Re: [sqlite] self joins efficiency question

2006-02-03 Thread Marvin K. Bellamy

Kurt Welgehausen wrote:
select user_id from person p1, person p2 where p1.user_id<>p2.user_id 
and p1.name = p2.name



Your query is fine. It's slow because it's doing a full
scan of p1, and for each row in p1 it's doing a full
scan of p2. That makes the time O(n^2).

It should go much faster if you add an index on name.
You may also need to reverse the order of the predicates
so SQLite will pick the right index -- the optimizer may
handle it correctly anyway, but I'm not sure.

Regards

  


I added an index on the name column and the query ran instantaneously.  
I didn't need to change predicate order either.  Thx!


Re: [sqlite] self joins efficiency question

2006-02-02 Thread Kurt Welgehausen
> select user_id from person p1, person p2 where p1.user_id<>p2.user_id 
> and p1.name = p2.name

Your query is fine. It's slow because it's doing a full
scan of p1, and for each row in p1 it's doing a full
scan of p2. That makes the time O(n^2).

It should go much faster if you add an index on name.
You may also need to reverse the order of the predicates
so SQLite will pick the right index -- the optimizer may
handle it correctly anyway, but I'm not sure.

Regards


Re: [sqlite] self joins efficiency question

2006-02-02 Thread Paolo Vernazza

Marvin K. Bellamy ha scritto:
I'm still a noob to SQL and I *think* I just found my first real-world 
need to perform a self join.  Given the table:


person (user_id integer primary key, name text)

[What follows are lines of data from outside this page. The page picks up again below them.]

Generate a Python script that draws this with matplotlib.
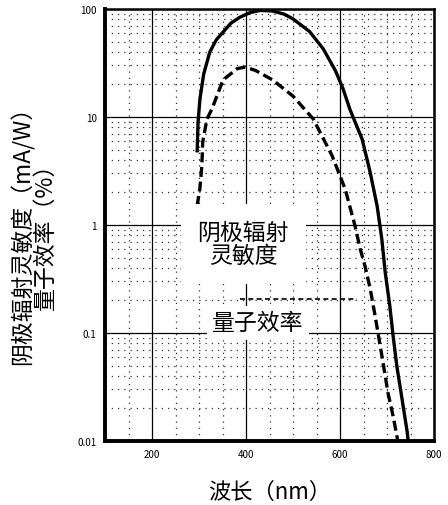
import matplotlib
matplotlib.use("Agg")
import matplotlib.pyplot as plt
from matplotlib.ticker import FixedLocator, LogLocator, NullFormatter
import numpy as np

plt.rcParams['font.family'] = ['Noto Sans CJK SC', 'DejaVu Sans']

# cathode radiant sensitivity (mA/W)
wl_sens = [296, 298, 302, 310, 323, 337, 351, 368, 387, 410, 430, 455, 480,
           500, 535, 564, 590, 606, 621, 647, 664, 679, 689, 696, 706,
           713, 721, 732, 743, 745]
sens = [4.7, 9.0, 14.7, 25, 40, 52, 61, 74, 84, 93, 97, 96, 90,
        81, 62, 43, 27, 18.5, 11.8, 6.25, 3.1, 1.5, 0.74, 0.37, 0.178,
        0.094, 0.049, 0.0245, 0.0121, 0.01]

# quantum efficiency (%)
wl_qe = [296, 302, 306, 308, 317, 328, 351, 381, 398, 420, 457, 500, 543,
         557, 583, 611, 632, 643, 653, 664, 674, 689, 702, 713, 723]
qe = [1.5, 2.2, 3.5, 5.9, 9.6, 12, 22, 28, 29, 27, 22, 15.6, 9.6,
      7.3, 4.4, 2.15, 0.98, 0.6, 0.42, 0.26, 0.15, 0.062, 0.028, 0.017, 0.01]

x_ticks = [200, 400, 600, 800]
x_ticklabels = ['200', '400', '600', '800']
y_ticks = [0.01, 0.1, 1, 10, 100]
y_ticklabels = ['0.01', '0.1', '1', '10', '100']

fig = plt.figure(figsize=(4.48, 5.06), dpi=100)
ax = fig.add_axes([105 / 448, 1 - 442 / 506, 329 / 448, 432 / 506])

ax.set_yscale('log')
ax.set_xlim(100, 800)
ax.set_ylim(0.01, 100)

# scan-like grid texture
ax.xaxis.set_minor_locator(FixedLocator(np.arange(150, 800, 50)))
ax.yaxis.set_minor_locator(LogLocator(base=10, subs=np.arange(2, 10)))
ax.yaxis.set_minor_formatter(NullFormatter())
ax.grid(which='minor', linestyle=(0, (1, 4)), color='0.2', lw=0.9)
ax.grid(which='major', linestyle='-', color='k', lw=0.9)

ax.plot(wl_sens, sens, color='k', lw=2.4, solid_capstyle='butt')
ax.plot(wl_qe, qe, color='k', lw=2.4, linestyle=(0, (3, 1.4)))

ax.set_xticks(x_ticks)
ax.set_xticklabels(x_ticklabels)
ax.set_yticks(y_ticks)
ax.set_yticklabels(y_ticklabels)
ax.tick_params(which='both', length=0, labelsize=7, pad=6)

for side in ['left', 'bottom']:
    ax.spines[side].set_linewidth(2.8)
for side in ['right', 'top']:
    ax.spines[side].set_linewidth(1.8)

# curve labels
ax.text(394, 0.67, '阴极辐射\n灵敏度', fontsize=16.5, ha='center', va='center',
        linespacing=1.05, zorder=5,
        bbox=dict(facecolor='white', edgecolor='none', pad=12))
ax.text(425, 0.125, '量子效率', fontsize=16.5, ha='center', va='center', zorder=5,
        bbox=dict(facecolor='white', edgecolor='none', pad=4))
ax.plot([387, 636], [0.206, 0.206], color='k', lw=1.2, linestyle=(0, (3, 2)), zorder=6)

fig.text(23 / 448, 1 - 230 / 506, '阴极辐射灵敏度（mA/W）', rotation=90,
         fontsize=16.5, ha='center', va='center')
fig.text(45 / 448, 1 - 231 / 506, '量子效率（%）', rotation=90,
         fontsize=16.5, ha='center', va='center')
fig.text(270 / 448, 1 - 492 / 506, '波长（nm）', fontsize=16, ha='center', va='center')

fig.savefig('out.png', dpi=100, facecolor='white')
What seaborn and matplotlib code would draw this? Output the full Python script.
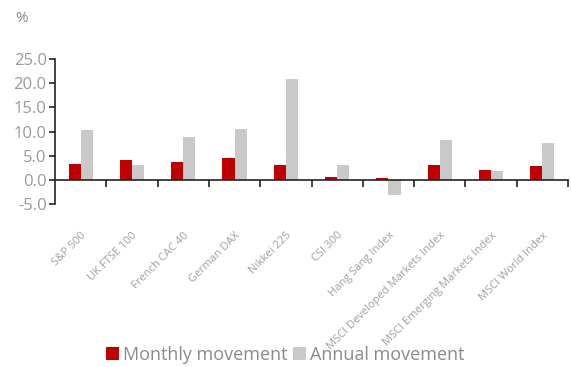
import matplotlib
matplotlib.use("Agg")
import matplotlib.pyplot as plt
import seaborn as sns
import pandas as pd
import numpy as np

categories = ["S&P 500", "UK FTSE 100", "French CAC 40", "German DAX", "Nikkei 225",
              "CSI 300", "Hang Sang Index", "MSCI Developed Markets Index",
              "MSCI Emerging Markets Index", "MSCI World Index"]
monthly = [3.2, 4.2, 3.6, 4.6, 3.1, 0.6, 0.4, 3.0, 2.0, 2.8]
annual = [10.3, 3.0, 8.9, 10.6, 20.8, 3.0, -3.1, 8.3, 1.8, 7.7]
series_names = ["Monthly movement", "Annual movement"]
yticks = [-5.0, 0.0, 5.0, 10.0, 15.0, 20.0, 25.0]

df = pd.DataFrame({
    "Index": categories * 2,
    "Series": [series_names[0]] * len(categories) + [series_names[1]] * len(categories),
    "Value": monthly + annual,
})

sns.set_style("white")
plt.rcParams["font.family"] = ["Open Sans", "DejaVu Sans"]

fig = plt.figure(figsize=(5.71, 3.67), dpi=100)
ax = fig.add_axes([55 / 571, 1 - 204 / 367, (568 - 55) / 571, (204 - 59) / 367])

sns.barplot(data=df, x="Index", y="Value", hue="Series", order=categories,
            hue_order=series_names, palette=["#C00000", "#C9C9C9"],
            width=0.47, saturation=1, ax=ax, legend=True, linewidth=0)

ax.set_xlim(-0.5, len(categories) - 0.5)
ax.set_ylim(-5, 25)
ax.set_yticks(yticks)
ax.set_yticklabels([f"{v:.1f}" for v in yticks], color="#9A9A9A", fontsize=12)
ax.set_xlabel("")
ax.set_ylabel("")

for s in ["top", "right"]:
    ax.spines[s].set_visible(False)
ax.spines["left"].set_color("#222222")
ax.spines["left"].set_linewidth(1.2)
ax.spines["bottom"].set_position(("data", 0))
ax.spines["bottom"].set_color("#222222")
ax.spines["bottom"].set_linewidth(1.2)

ax.tick_params(axis="y", left=True, direction="out", length=4, width=1.2, color="#222222", pad=2)
ax.set_xticks(np.arange(len(categories)))
ax.set_xticks(np.arange(len(categories)) + 0.5, minor=True)
ax.tick_params(axis="x", which="major", bottom=True, length=0, pad=36)
ax.tick_params(axis="x", which="minor", bottom=True, length=5, width=1.2, color="#222222", direction="out")
ax.set_xticklabels(categories, rotation=45, ha="right", rotation_mode="anchor",
                   fontsize=8, color="#A0A0A0")

leg = ax.get_legend()
handles = leg.legend_handles
leg.remove()
fig.legend(handles, series_names, loc="center", bbox_to_anchor=(0.5, 1 - 355 / 367),
           ncol=2, frameon=False, fontsize=13, handlelength=0.7, handleheight=0.7,
           handletextpad=0.25, columnspacing=0.3, labelcolor="#8A8A8A")

fig.text(22 / 571, 1 - 18 / 367, "%", ha="center", va="center", fontsize=11, color="#8A8A8A")

fig.savefig("out.png", dpi=100, facecolor="white")
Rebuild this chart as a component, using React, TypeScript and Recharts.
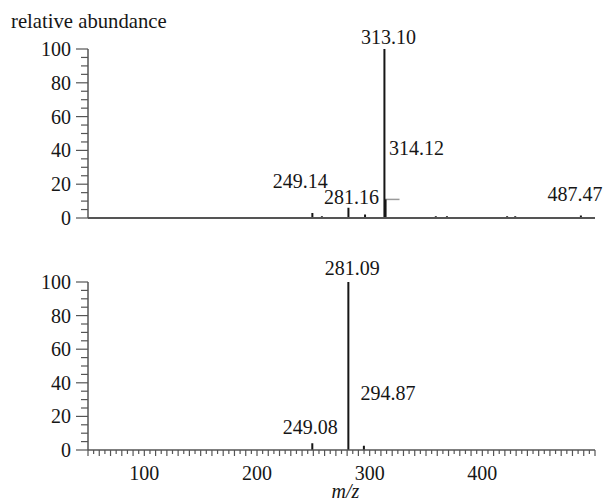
import React from "react";
import {
  ComposedChart,
  Line,
  Scatter,
  XAxis,
  YAxis,
  ReferenceLine,
} from "recharts";

// top spectrum (m/z, relative abundance %)
const topMz = [249.14, 257.6, 281.16, 295.9, 313.1, 314.12, 358.7, 368.6, 422.0, 429.2, 487.47];
const topAbundance = [3, 1, 6, 2, 100, 11, 1, 1, 1, 1, 1.5];
const topLabels = ["249.14", "281.16", "313.10", "314.12", "487.47"];

// bottom spectrum
const bottomMz = [249.08, 281.09, 294.87];
const bottomAbundance = [4, 100, 2.5];
const bottomLabels = ["281.09", "249.08", "294.87"];

// gray marker beside the base peak of the top spectrum
const markerFrom = 313.1;
const markerTo = 326.5;
const markerLevel = 11;

const yTicks = [0, 5, 10, 15, 20, 25, 30, 35, 40, 45, 50, 55, 60, 65, 70, 75, 80, 85, 90, 95, 100];
const yLabelled = [0, 20, 40, 60, 80, 100];
const xTicks = Array.from({ length: 91 }, (_, i) => 50 + i * 5);
const xLabelled = [100, 200, 300, 400];

// label placement relative to the peak top (px)
const labelOffset: Record<string, { dx: number; dy: number }> = {
  "249.14": { dx: -12, dy: -32 },
  "281.16": { dx: 3, dy: -11 },
  "313.10": { dx: 4, dy: -12 },
  "314.12": { dx: 31, dy: -51 },
  "487.47": { dx: -6, dy: -21 },
  "281.09": { dx: 4, dy: -14 },
  "249.08": { dx: -2, dy: -16 },
  "294.87": { dx: 24, dy: -53 },
};

const FONT = "'Liberation Serif', 'Times New Roman', serif";
const INK = "#161616";
const AXIS = "#555";

const sticks = (mz: number[], ab: number[]) =>
  mz.flatMap((m, i) => [
    { mz: m, ab: 0 },
    { mz: m, ab: ab[i] },
    { mz: m, ab: null },
  ]);

const anchors = (labels: string[], mz: number[], ab: number[]) =>
  labels.map((l) => {
    const i = mz.findIndex((m) => m.toFixed(2) === l);
    return { mz: mz[i], ab: ab[i], label: l };
  });

const YTick = (props: any) => {
  const { x, y, payload } = props;
  const major = yLabelled.includes(payload.value);
  return (
    <g>
      <line x1={x - (major ? 12 : 7)} x2={x} y1={y} y2={y} stroke={AXIS} strokeWidth={1.2} />
      {major && (
        <text x={x - 17} y={y} textAnchor="end" dominantBaseline="central" fontSize={20} fontFamily={FONT} fill={INK}>
          {payload.value}
        </text>
      )}
    </g>
  );
};

const XTick = (props: any) => {
  const { x, y, payload } = props;
  const v = payload.value;
  const len = v % 10 === 0 ? 6 : 4;
  return (
    <g>
      <line x1={x} x2={x} y1={y} y2={y + len} stroke={AXIS} strokeWidth={1.2} />
      {xLabelled.includes(v) && (
        <text x={x} y={y + 23} textAnchor="middle" dominantBaseline="central" fontSize={20} fontFamily={FONT} fill={INK}>
          {v}
        </text>
      )}
    </g>
  );
};

const PeakLabel = (props: any) => {
  const { cx, cy, payload } = props;
  const o = labelOffset[payload.label] || { dx: 0, dy: -12 };
  return (
    <text x={cx + o.dx} y={cy + o.dy} textAnchor="middle" dominantBaseline="central" fontSize={20} fontFamily={FONT} fill={INK}>
      {payload.label}
    </text>
  );
};

const MzLabel = (props: any) => {
  const { viewBox } = props;
  return (
    <text
      x={viewBox.x + viewBox.width / 2 + 4}
      y={viewBox.y + 41}
      textAnchor="middle"
      dominantBaseline="central"
      fontSize={20}
      fontStyle="italic"
      fontFamily={FONT}
      fill={INK}
    >
      m/z
    </text>
  );
};

const App = () => {
  return (
    <div style={{ position: "absolute", left: 0, top: 0, width: 606, height: 504, background: "#fff", overflow: "hidden" }}>
      <div
        style={{
          position: "absolute",
          left: 11,
          top: 10,
          fontFamily: FONT,
          fontSize: 20.7,
          color: INK,
          whiteSpace: "nowrap",
        }}
      >
        relative abundance
      </div>

      <div style={{ position: "absolute", left: 0, top: 0 }}>
        <ComposedChart width={606} height={240} margin={{ top: 49, right: 11, bottom: 20, left: 0 }} style={{ overflow: "visible" }}>
          <XAxis
            dataKey="mz"
            type="number"
            domain={[50, 500]}
            height={2}
            tick={false}
            tickLine={false}
            axisLine={{ stroke: AXIS, strokeWidth: 2 }}
          />
          <YAxis
            type="number"
            domain={[0, 100]}
            ticks={yTicks}
            interval={0}
            width={88}
            tickSize={0}
            tickMargin={0}
            tickLine={false}
            tick={<YTick />}
            axisLine={{ stroke: AXIS, strokeWidth: 1.5 }}
          />
          <ReferenceLine
            segment={[
              { x: markerFrom, y: markerLevel },
              { x: markerTo, y: markerLevel },
            ]}
            stroke="#9a9a9a"
            strokeWidth={1.5}
            ifOverflow="visible"
          />
          <Line
            data={sticks(topMz, topAbundance)}
            dataKey="ab"
            type="linear"
            stroke={INK}
            strokeWidth={2}
            dot={false}
            activeDot={false}
            connectNulls={false}
            isAnimationActive={false}
          />
          <Scatter
            data={anchors(topLabels, topMz, topAbundance)}
            dataKey="ab"
            shape={<PeakLabel />}
            isAnimationActive={false}
          />
        </ComposedChart>
      </div>

      <div style={{ position: "absolute", left: 0, top: 240 }}>
        <ComposedChart width={606} height={264} margin={{ top: 42, right: 11, bottom: 0, left: 0 }}>
          <XAxis
            dataKey="mz"
            type="number"
            domain={[50, 500]}
            ticks={xTicks}
            interval={0}
            height={54}
            tickSize={0}
            tickMargin={0}
            tickLine={false}
            tick={<XTick />}
            axisLine={{ stroke: AXIS, strokeWidth: 1.5 }}
            label={<MzLabel />}
          />
          <YAxis
            type="number"
            domain={[0, 100]}
            ticks={yTicks}
            interval={0}
            width={88}
            tickSize={0}
            tickMargin={0}
            tickLine={false}
            tick={<YTick />}
            axisLine={{ stroke: AXIS, strokeWidth: 1.5 }}
          />
          <Line
            data={sticks(bottomMz, bottomAbundance)}
            dataKey="ab"
            type="linear"
            stroke={INK}
            strokeWidth={2}
            dot={false}
            activeDot={false}
            connectNulls={false}
            isAnimationActive={false}
          />
          <Scatter
            data={anchors(bottomLabels, bottomMz, bottomAbundance)}
            dataKey="ab"
            shape={<PeakLabel />}
            isAnimationActive={false}
          />
        </ComposedChart>
      </div>
    </div>
  );
};

export default App;
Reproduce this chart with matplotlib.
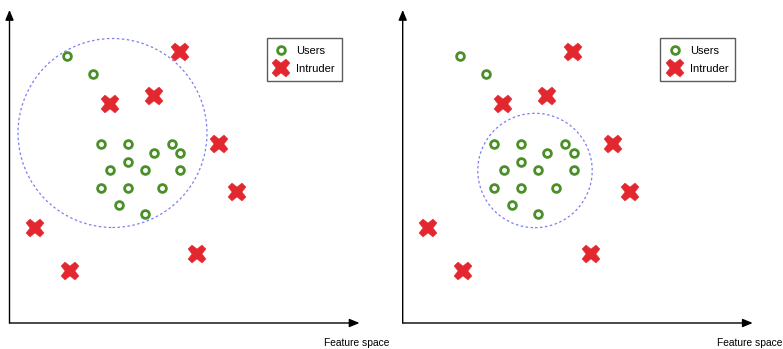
import matplotlib
matplotlib.use("Agg")
import matplotlib.pyplot as plt
from matplotlib.patches import Circle
from matplotlib.lines import Line2D

# Data (feature-space coordinates, same for both panels)
users_x = [57.2, 83.2, 91.5, 118.2, 144.2, 162.2, 170.8, 118.2, 100.8, 135.5, 170.8, 91.5, 118.2, 152.8, 109.5, 135.5]
users_y = [267.0, 249.3, 179.0, 179.0, 170.0, 179.0, 170.0, 161.3, 152.7, 152.7, 152.7, 135.3, 135.3, 135.3, 117.7, 108.7]
intruder_x = [170.5, 144.2, 100.2, 209.8, 227.2, 25.5, 187.8, 60.5]
intruder_y = [271.3, 227.3, 218.7, 179.0, 131.0, 95.3, 69.0, 52.0]
# Decision boundaries: (center x, center y, radius)
boundaries = [(103.0, 190.0, 94.5), (132.3, 152.5, 57.2)]
axis_label = "Feature space"
legend_labels = ["Users", "Intruder"]

W, H = 783, 349
fig = plt.figure(figsize=(W / 100, H / 100), dpi=100)
fig.patch.set_facecolor("white")

GREEN = "#4b8f29"
RED = "#e3272e"
BLUE = "#7b7ff0"

origins = [9.5, 402.7]
XMAX, YMAX = 350, 313
for ox, (cx, cy, r) in zip(origins, boundaries):
    ax = fig.add_axes([ox / W, (H - 323) / H, XMAX / W, YMAX / H])
    ax.set_xlim(0, XMAX)
    ax.set_ylim(0, YMAX)
    ax.axis("off")
    # axes arrows
    ax.annotate("", xy=(XMAX, 0), xytext=(0, 0),
                arrowprops=dict(arrowstyle="-|>,head_length=0.6,head_width=0.25", color="black", lw=1.0,
                                shrinkA=0, shrinkB=0), annotation_clip=False)
    ax.annotate("", xy=(0, YMAX), xytext=(0, 0),
                arrowprops=dict(arrowstyle="-|>,head_length=0.6,head_width=0.25", color="black", lw=1.0,
                                shrinkA=0, shrinkB=0), annotation_clip=False)
    # boundary circle
    ax.add_patch(Circle((cx, cy), r, fill=False, edgecolor=BLUE, lw=0.9, linestyle=(0, (2, 2))))
    ax.plot(intruder_x, intruder_y, linestyle="none", marker="X", markersize=13,
            markerfacecolor=RED, markeredgecolor=RED, markeredgewidth=0.3, zorder=3)
    ax.plot(users_x, users_y, linestyle="none", marker="o", markersize=5.6,
            markerfacecolor="white", markeredgecolor=GREEN, markeredgewidth=2.0, zorder=4)
    ax.text(XMAX + 30, -20, axis_label, ha="right", va="center", fontsize=7.4,
            family="Liberation Sans", clip_on=False)
    handles = [
        Line2D([], [], linestyle="none", marker="o", markersize=5.6, markerfacecolor="white",
               markeredgecolor=GREEN, markeredgewidth=2.0),
        Line2D([], [], linestyle="none", marker="X", markersize=13, markerfacecolor=RED,
               markeredgecolor=RED, markeredgewidth=0.3),
    ]
    leg = ax.legend(handles, legend_labels, loc="upper left", bbox_to_anchor=(257.5 / XMAX, (323 - 38.3) / YMAX),
                    frameon=True, fancybox=False, prop={"family": "Liberation Sans", "size": 8},
                    handlelength=1.3, handletextpad=0.7, labelspacing=0.75, borderpad=0.65,
                    borderaxespad=0)
    leg.get_frame().set_edgecolor("#333333")
    leg.get_frame().set_linewidth(1.0)

fig.savefig("out.png", dpi=100, facecolor="white")
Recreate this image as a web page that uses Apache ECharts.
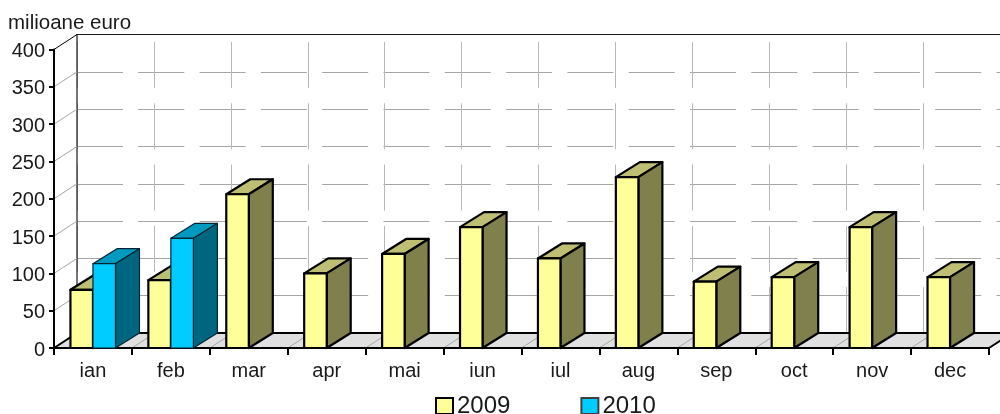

I want to find all the entries with identical names (before adding a 
unique index).  I executed this query which took an extremely long 
time (over 30 seconds) to complete on a table with 8,000+ rows.


select user_id from person p1, person p2 where p1.user_id<>p2.user_id 
and p1.name = p2.name


This is more an administrative task, so performance isn't a concern.  
But, I was curious about a more efficient option for this query.



You can try this.
SELECT user_id FROM person GROUP BY name HAVING count(*) > 1

This will return 1 id for any group; to get a resultset similar to the 
one you are receiving now you have to do:


SELECT user_id FROM person WHERE name IN (SELECT name FROM person GROUP 
BY name HAVING count(*) > 1)


Paolo


Re: [sqlite] self joins efficiency question

2006-02-02 Thread Jay Sprenkle
On 2/2/06, Marvin K. Bellamy <[EMAIL PROTECTED]> wrote:
> I'm still a noob to SQL and I *think* I just found my first real-world
> need to perform a self join.  Given the table:
>
> person (user_id integer primary key, name text)
>
> I want to find all the entries with identical names (before adding a
> unique index).  I executed this query which took an extremely long time
> (over 30 seconds) to complete on a table with 8,000+ rows.
>
> select user_id from person p1, person p2 where p1.user_id<>p2.user_id
> and p1.name = p2.name
>
> This is more an administrative task, so performance isn't a concern.
> But, I was curious about a more efficient option for this query.

You might want to look at this:

You could do
insert or replace person into p1
There's more about that option here:
http://sqlite.org/lang_conflict.html


[sqlite] self joins efficiency question

2006-02-02 Thread Marvin K. Bellamy
I'm still a noob to SQL and I *think* I just found my first real-world 
need to perform a self join.  Given the table:


person (user_id integer primary key, name text)

I want to find all the entries with identical names (before adding a 
unique index).  I executed this query which took an extremely long time 
(over 30 seconds) to complete on a table with 8,000+ rows.


select user_id from person p1, person p2 where p1.user_id<>p2.user_id 
and p1.name = p2.name


This is more an administrative task, so performance isn't a concern.  
But, I was curious about a more efficient option for this query.